- Born: 3 July 1940 Cookstown House, County Meath, Ireland
- Died: 7 June 2000 (aged 59) Cardet, Occitania, France
- Education: Saint Martin's School of Art
- Known for: acrylic painting
- Notable work: Madonna Irsland, or The Very First Real Irish Political Picture Rencontres A Shorter History of Ireland
- Movement: minimalism, formalism, pop art, Modernism
- Spouses: Patricia Lamplew; Meg Bosanquet Early;
- Children: 4
- Parent(s): Jimmy Farrell Nora Folwell
- Elected: Aosdána (1987)

= Micheal Farrell =

Irish painter (1940–2000)

Micheal Farrell (MEE-hawl, also spelt Micheál; 3 July 1940 – 7 June 2000) was an Irish painter and printmaker. He was a member of Aosdána, an elite Irish association of artists.

==Early life==
Farrell was born in Cookstown House, County Meath in 1940; his father was Jimmy Farrell, a noted rugby union player. He attended the Christian Brothers school in Kells, where he was beaten for having dyslexia; he was then sent to Ampleforth College, Yorkshire.

==Career==
Farrell studied at Saint Martin's School of Art in London in 1957–61. He represented Ireland at the Biennale de Paris in 1967.

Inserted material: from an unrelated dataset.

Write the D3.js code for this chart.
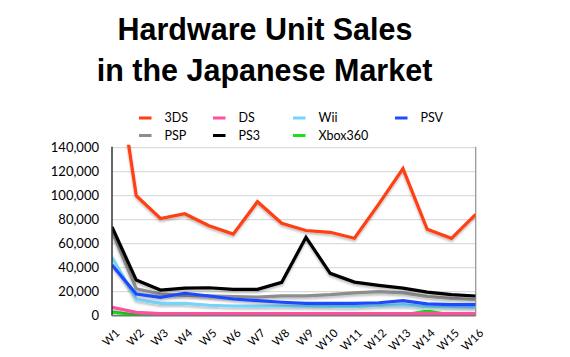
<!DOCTYPE html>
<html><head><meta charset="utf-8">
<script src="https://cdn.jsdelivr.net/npm/d3@7"></script>
<style>
html,body{margin:0;padding:0;background:#fff;}
svg{display:block;}
</style></head>
<body>
<svg id="chart" width="570" height="357"></svg>
<script>
const weeks = ["W1","W2","W3","W4","W5","W6","W7","W8","W9","W10","W11","W12","W13","W14","W15","W16"];
const s3DS  = [235000,100000,81000,85000,75000,68000,95000,77000,71000,69500,64500,93000,122500,72000,64500,84500];
const sDS   = [7000,2800,1800,1700,1700,1700,1700,1700,1700,1700,1700,1800,1800,1800,1700,1700];
const sWii  = [48700,13700,10300,10300,8700,8100,8000,8100,8000,7800,7500,8500,9000,7500,7300,7000];
const sPSV  = [42300,18000,15300,18700,16400,13900,12500,11200,10300,10300,10300,10800,12500,9800,9200,9200];
const sPSP  = [70000,22500,18000,17000,16500,16000,15500,16500,16500,17500,19000,20000,19000,16000,14500,13500];
const sPS3  = [74000,29700,21400,23000,23300,22000,22000,27800,65300,35300,28000,25300,23000,19700,17500,16400];
const sXbox = [3000,600,400,400,400,400,400,400,400,400,400,500,600,3800,500,400];
const yTicks = [0,20000,40000,60000,80000,100000,120000,140000];

const seriesNames  = ["3DS","DS","Wii","PSV","PSP","PS3","Xbox360"];
const seriesColors = ["#ff3f12","#ff4f9e","#74d4fb","#1f4cff","#8d8d8d","#000000","#1ddf1d"];
const seriesValues = [s3DS,sDS,sWii,sPSV,sPSP,sPS3,sXbox];
const drawOrder = ["Xbox360","PSP","Wii","PSV","DS","PS3","3DS"];

const svg = d3.select("#chart");
const L = 112, R = 475.7, T = 147.7, B = 315.7;

const x = d3.scalePoint().domain(weeks).range([L, R]);
const y = d3.scaleLinear().domain([0, 140000]).range([B, T]);

const defs = svg.append("defs");
defs.append("clipPath").attr("id","clip").append("rect")
  .attr("x", L).attr("y", T - 3).attr("width", R - L).attr("height", B - T + 3);
const f = defs.append("filter").attr("id","shadow").attr("x","-10%").attr("y","-10%").attr("width","120%").attr("height","140%");
f.append("feDropShadow").attr("dx",0).attr("dy",2).attr("stdDeviation",1.2).attr("flood-color","#000").attr("flood-opacity",0.25);

// Title
const titleFont = "'Liberation Sans', Arial, sans-serif";
svg.append("text").attr("x", 265).attr("y", 40).attr("text-anchor","middle")
  .style("font-family",titleFont).style("font-weight","bold").style("font-size","30.5px")
  .text("Hardware Unit Sales");
svg.append("text").attr("x", 264.5).attr("y", 80.5).attr("text-anchor","middle")
  .style("font-family",titleFont).style("font-weight","bold").style("font-size","30.5px")
  .text("in the Japanese Market");

// Gridlines
svg.append("g").selectAll("line").data(yTicks.filter(d => d > 0)).join("line")
  .attr("x1", L).attr("x2", R).attr("y1", d => y(d)).attr("y2", d => y(d))
  .attr("stroke","#d4d4d4").attr("stroke-width",1);

// Right border
svg.append("line").attr("x1", R).attr("x2", R).attr("y1", T - 1).attr("y2", B)
  .attr("stroke","#9a9a9a").attr("stroke-width",1.3);

// Y axis labels
const fmt = d3.format(",");
const yAxis = d3.axisLeft(y).tickValues(yTicks).tickFormat(fmt).tickSize(0).tickPadding(13);
const yg = svg.append("g").attr("transform", `translate(${L},0)`).call(yAxis);
yg.select(".domain").remove();
yg.selectAll("text").style("font-family","Lato, sans-serif").style("font-size","13px").attr("fill","#000");

// Lines
const line = d3.line().x((d,i) => x(weeks[i])).y(d => y(d)).curve(d3.curveLinear);
const lg = svg.append("g").attr("clip-path","url(#clip)");
drawOrder.forEach(name => {
  const k = seriesNames.indexOf(name);
  lg.append("path").datum(seriesValues[k])
    .attr("d", line).attr("fill","none")
    .attr("stroke", seriesColors[k]).attr("stroke-width", 3.2)
    .attr("stroke-linejoin","miter").attr("filter","url(#shadow)");
});

// Axes lines
svg.append("line").attr("x1", L).attr("x2", L).attr("y1", T - 1).attr("y2", B)
  .attr("stroke","#333").attr("stroke-width",1.5);
svg.append("line").attr("x1", L).attr("x2", R).attr("y1", B).attr("y2", B)
  .attr("stroke","#777").attr("stroke-width",1.5);

// X labels
const xAxis = d3.axisBottom(x).tickSize(0).tickPadding(0);
const xg = svg.append("g").attr("transform", `translate(0,${B})`).call(xAxis);
xg.select(".domain").remove();
xg.selectAll("text")
  .style("font-family","Lato, sans-serif").style("font-size","11.5px").attr("fill","#000")
  .attr("text-anchor","end").attr("dy",0).attr("y",0)
  .attr("transform","translate(8,18) rotate(-45)");

// Legend
const legendPos = [[139,118],[213,118],[293,118],[395,118],[139,135.5],[213,135.5],[293,135.5]];
const legOrder = ["3DS","DS","Wii","PSV","PSP","PS3","Xbox360"];
const leg = svg.append("g");
legOrder.forEach((name, i) => {
  const k = seriesNames.indexOf(name);
  const [lx, ly] = legendPos[i];
  leg.append("line").attr("x1", lx).attr("x2", lx + 12.5).attr("y1", ly).attr("y2", ly)
    .attr("stroke", seriesColors[k]).attr("stroke-width", 3);
  leg.append("text").attr("x", lx + 25.5).attr("y", ly + 4)
    .style("font-family","Lato, sans-serif").style("font-size","12.5px").attr("fill","#000")
    .text(name);
});
</script>
</body></html>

Farrell worked in acrylics, drawing inspiration from medieval illuminated manuscripts. He won the main award at the 1969 Irish Exhibition of Living Art and made a speech criticising British conduct in Northern Ireland. He emigrated to France in 1971 with his family, staying for a time at the famous artists' residence La Ruche.

According to the Crawford Art Gallery, "His self-portraits echo his critical analysis of Ireland, suggesting a crisis of masculinity, something that becomes a significant preoccupation that treads a fine line between self-pity and ruthless self-examination".

In 1987 he was elected to Aosdána.

He received a retrospective at the Crawford Gallery in 2013–14. His work is held at the Irish Museum of Modern Art, Hugh Lane Gallery, Ulster Museum, Manchester Art Gallery, Pompidou Centre, National Gallery of Ireland and the Musée d'Art Moderne de Paris.

==Personal life==
Aged 24, he fathered an illegitimate child, with his girlfriend Sarah Shearman; he then married Patricia "Pat" Lamplew, with whom he had three sons. In 1992 he divorced her and married Meg Bosanquet Early. He died in Cardet, France in 2000.